As a further question: might we actually gain by making the language selectively Turing incomplete? Obviously the language will be Turing incomplete if there are no deadlocks, because we can decide the halting problem ("every program will halt"). Every program halting is a Good Thing.

This is reality. No computer ever built will be truly Turing complete unless we drop one into the singularity at Universe End. No computer can ever know whether it can run a truly Turing complete program. So our results are much cleaner if we can select precisely what abilities we will lose.

I say, ban: running forever and infinite memory. These don't need to be arbitrarily bounded by the language but the language should guarantee that a bound exists. What do we do to ensure this?

(I recognize that, as each component is implemented separately, any may freeze up. But this is a bug, not a language feature.)

Object Orientation

A chart with some of its inputs set constant represents a simple form of object; more properly, this is a curried function.

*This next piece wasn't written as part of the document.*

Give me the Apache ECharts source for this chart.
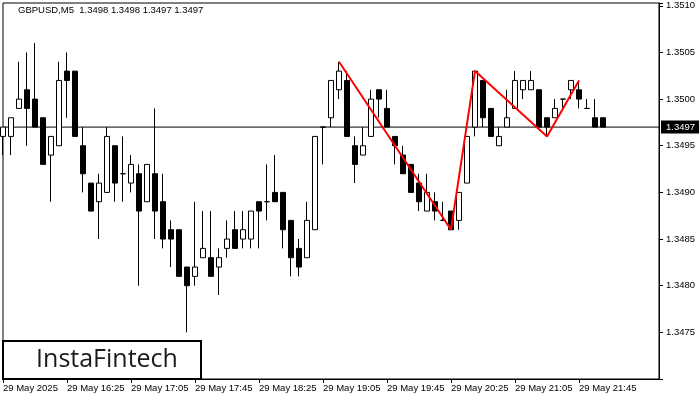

A chart with some subset of its internal channels preserved, however, is an object. Pair a chart with constistent memory and an object results. We need a way to determine which data channels need not (or even may not) be overwritten.

Prior work

  • Sawzall
  • Cilk is simple, solid, and down-to-earth and there is likely to be some work we can draw from it. It gives us one more model for program interaction. It requires POSIX threads and the general form does not allow distributed memory. There is information about a distributed memory version, developed as part of Keith Randall's PhD thesis, at a page deep in the Cilk website.